Toy shop. Hebbel, in a surprising entry in his diary, asks what takes away ‘life’s magic in later years.’ It is because in all the brightly-coloured contorted marionettes, we see the revolving cylinder that sets them in motion, and because for this very reason the captivating variety of life is reduced to wooden monotony. A child seeing the tightrope-walkers singing, the pipers playing, the girls fetching water, the coachmen driving, thinks all this is happening for the joy of doing so; he can’t imagine that these people also have to eat and drink, go to bed and get up again. We however, know what is at stake.’ Namely, earning a living, which commandeers all those activities as mere means, reduces them to interchangeable, abstract labour-time. The quality of things ceases to be their essence and becomes the accidental appearance of their value. The ‘equivalent form’ mars all perceptions; what is no longer irradiated by the light of its own self-determination as ‘joy in doing,’ pales to the eye. Our organs grasp nothing sensuous in isolation, but notice whether a colour, a sound, a movement is there for its own sake or for something else; wearied by a false variety, they steep all in grey, disappointed by the deceptive claim of qualities still to be there at all, while they conform to the purposes of appropriation, indeed largely owe their existence to it alone. Disenchantment with the contemplated world is the sensorium’s reaction to its objective role as a ‘commodity world.’ Only when purified of appropriation would things be colourful and useful at once: under universal compulsion the two cannot be reconciled.
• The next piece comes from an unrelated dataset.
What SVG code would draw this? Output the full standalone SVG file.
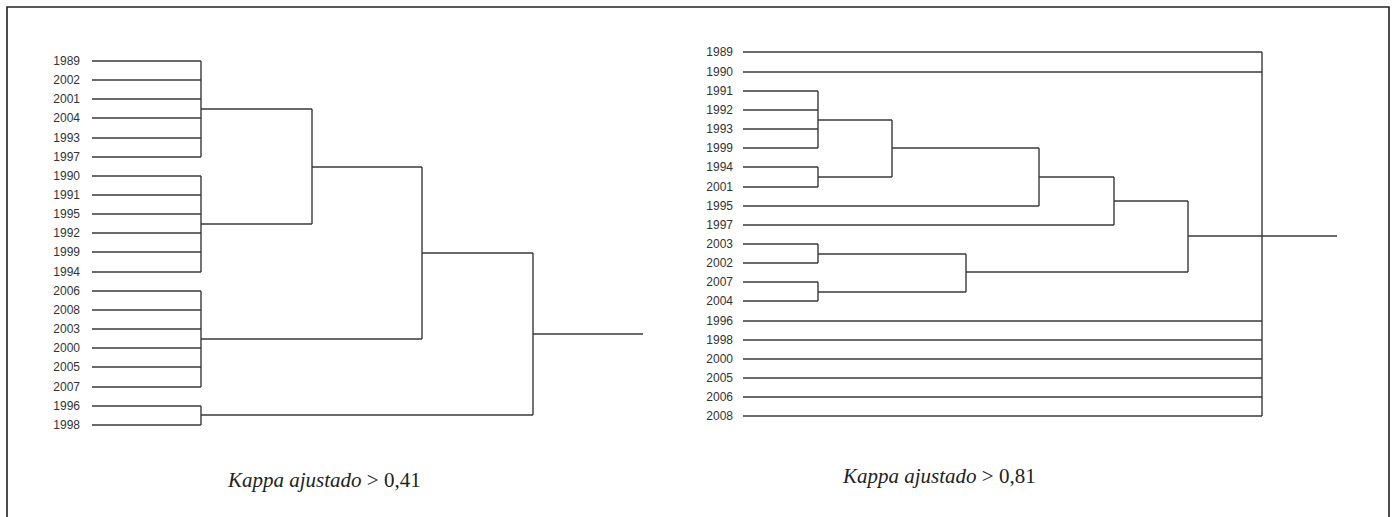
<svg xmlns="http://www.w3.org/2000/svg" width="1392" height="517" viewBox="0 0 1392 517">
<style>
.lbl{font-family:"Liberation Sans",Arial,sans-serif;font-size:12px;fill:#333;text-anchor:end}
.ln{fill:none;stroke:#3a3a3a;stroke-width:1.4}
.cap{font-family:"Liberation Serif","Times New Roman",serif;font-size:21px;fill:#222}
.frame{fill:none;stroke:#222;stroke-width:1.6}
</style>
<rect width="1392" height="517" fill="#fff"/>
<path class="frame" d="M7,520 V7 H1389 V520"/>

<g id="left-leaves">
<g id="L1989"><text class="lbl" x="80" y="65">1989</text></g>
<g id="L2002"><text class="lbl" x="80" y="84">2002</text></g>
<g id="L2001"><text class="lbl" x="80" y="103">2001</text></g>
<g id="L2004"><text class="lbl" x="80" y="122">2004</text></g>
<g id="L1993"><text class="lbl" x="80" y="142">1993</text></g>
<g id="L1997"><text class="lbl" x="80" y="161">1997</text></g>
<g id="L1990"><text class="lbl" x="80" y="180">1990</text></g>
<g id="L1991"><text class="lbl" x="80" y="199">1991</text></g>
<g id="L1995"><text class="lbl" x="80" y="218">1995</text></g>
<g id="L1992"><text class="lbl" x="80" y="237">1992</text></g>
<g id="L1999"><text class="lbl" x="80" y="256">1999</text></g>
<g id="L1994"><text class="lbl" x="80" y="276">1994</text></g>
<g id="L2006"><text class="lbl" x="80" y="295">2006</text></g>
<g id="L2008"><text class="lbl" x="80" y="314">2008</text></g>
<g id="L2003"><text class="lbl" x="80" y="333">2003</text></g>
<g id="L2000"><text class="lbl" x="80" y="352">2000</text></g>
<g id="L2005"><text class="lbl" x="80" y="371">2005</text></g>
<g id="L2007"><text class="lbl" x="80" y="391">2007</text></g>
<g id="L1996"><text class="lbl" x="80" y="410">1996</text></g>
<g id="L1998"><text class="lbl" x="80" y="429">1998</text></g>
</g>

<g id="right-leaves">
<g id="R1989"><text class="lbl" x="733" y="56">1989</text></g>
<g id="R1990"><text class="lbl" x="733" y="76">1990</text></g>
<g id="R1991"><text class="lbl" x="733" y="95">1991</text></g>
<g id="R1992"><text class="lbl" x="733" y="114">1992</text></g>
<g id="R1993"><text class="lbl" x="733" y="133">1993</text></g>
<g id="R1999"><text class="lbl" x="733" y="152">1999</text></g>
<g id="R1994"><text class="lbl" x="733" y="171">1994</text></g>
<g id="R2001"><text class="lbl" x="733" y="191">2001</text></g>
<g id="R1995"><text class="lbl" x="733" y="210">1995</text></g>
<g id="R1997"><text class="lbl" x="733" y="229">1997</text></g>
<g id="R2003"><text class="lbl" x="733" y="248">2003</text></g>
<g id="R2002"><text class="lbl" x="733" y="267">2002</text></g>
<g id="R2007"><text class="lbl" x="733" y="286">2007</text></g>
<g id="R2004"><text class="lbl" x="733" y="305">2004</text></g>
<g id="R1996"><text class="lbl" x="733" y="325">1996</text></g>
<g id="R1998"><text class="lbl" x="733" y="344">1998</text></g>
<g id="R2000"><text class="lbl" x="733" y="363">2000</text></g>
<g id="R2005"><text class="lbl" x="733" y="382">2005</text></g>
<g id="R2006"><text class="lbl" x="733" y="401">2006</text></g>
<g id="R2008"><text class="lbl" x="733" y="420">2008</text></g>
</g>

<g id="connectors">
<!-- left dendrogram leaves -->
<path class="ln" d="M92,61H201M92,80H201M92,99H201M92,118H201M92,138H201M92,157H201M201,61V157"/>
<path class="ln" d="M92,176H201M92,195H201M92,214H201M92,233H201M92,252H201M92,272H201M201,176V272"/>
<path class="ln" d="M92,291H201M92,310H201M92,329H201M92,348H201M92,367H201M92,387H201M201,291V387"/>
<path class="ln" d="M92,406H201M92,425H201M201,406V425"/>
<path class="ln" d="M201,109H312M201,224H312M312,109V224"/>
<path class="ln" d="M312,167H422M201,339H422M422,167V339"/>
<path class="ln" d="M422,253H533M201,415H533M533,253V415M533,334H643"/>
<!-- right dendrogram -->
<path class="ln" d="M743,52H1262M743,72H1262M743,321H1262M743,340H1262M743,359H1262M743,378H1262M743,397H1262M743,416H1262M1262,52V416"/>
<path class="ln" d="M743,91H818M743,110H818M743,129H818M743,148H818M818,91V148"/>
<path class="ln" d="M743,167H818M743,187H818M818,167V187"/>
<path class="ln" d="M818,120H892M818,177H892M892,120V177"/>
<path class="ln" d="M892,148H1039M743,206H1039M1039,148V206"/>
<path class="ln" d="M1039,177H1114M743,225H1114M1114,177V225"/>
<path class="ln" d="M743,244H818M743,263H818M818,244V263"/>
<path class="ln" d="M743,282H818M743,301H818M818,282V301"/>
<path class="ln" d="M818,254H966M818,292H966M966,254V292"/>
<path class="ln" d="M1114,201H1188M966,272H1188M1188,201V272M1188,236H1337"/>
</g>

<g id="captions">
<text class="cap" x="228" y="487"><tspan font-style="italic">Kappa ajustado</tspan> &gt; 0,41</text>
<text class="cap" x="843" y="483"><tspan font-style="italic">Kappa ajustado</tspan> &gt; 0,81</text>
</g>
</svg>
Children, however, are not so much, as Hebbel thought, subject to illusions of ‘captivating variety,’ as still aware, in their spontaneous perception, of the contradiction between phenomenon and fungibility that the resigned adult no longer sees, and they shun it. Play is their defense. The unerring child is struck by the ‘peculiarity of the equivalent form’: ‘use-value’ becomes the form of manifestation, the phenomenal form of its opposite, value.
In his purposeless activity the child, by a subterfuge, sides with use-value against exchange value. Just because he deprives the things with which he plays of their mediated usefulness, he seeks to rescue in them what is benign towards men and not what subserves the exchange relation that equally deforms men and things. The little trucks travel nowhere and the tiny barrels on them are empty; yet they remain true to their destiny by not performing, not participating in the process of abstraction that levels down that destiny, but instead abide as allegories of what they are specifically for. Scattered, it is true, but not ensnared, they wait to see whether society will finally remove the social stigma on them; whether the vital process between men and things, praxis, will cease to be practical. The unreality of games gives notice that reality is not yet real. Unconsciously they rehearse the right life. The relation of children to animals depends entirely on the fact that Utopia goes disguised in the creatures whom Marx even begrudged the surplus value they contribute as workers. In existing without any purpose recognizable to men, animals hold out, as if for expression, their own names, utterly impossible to exchange. This makes them so beloved of children, their contemplation so blissful.
I am a rhinoceros, signifies the shape of the rhinoceros. Fairy-tales and operettas know such images, and the ridiculous question how do we know that Orion is really called Orion, rises to the stars.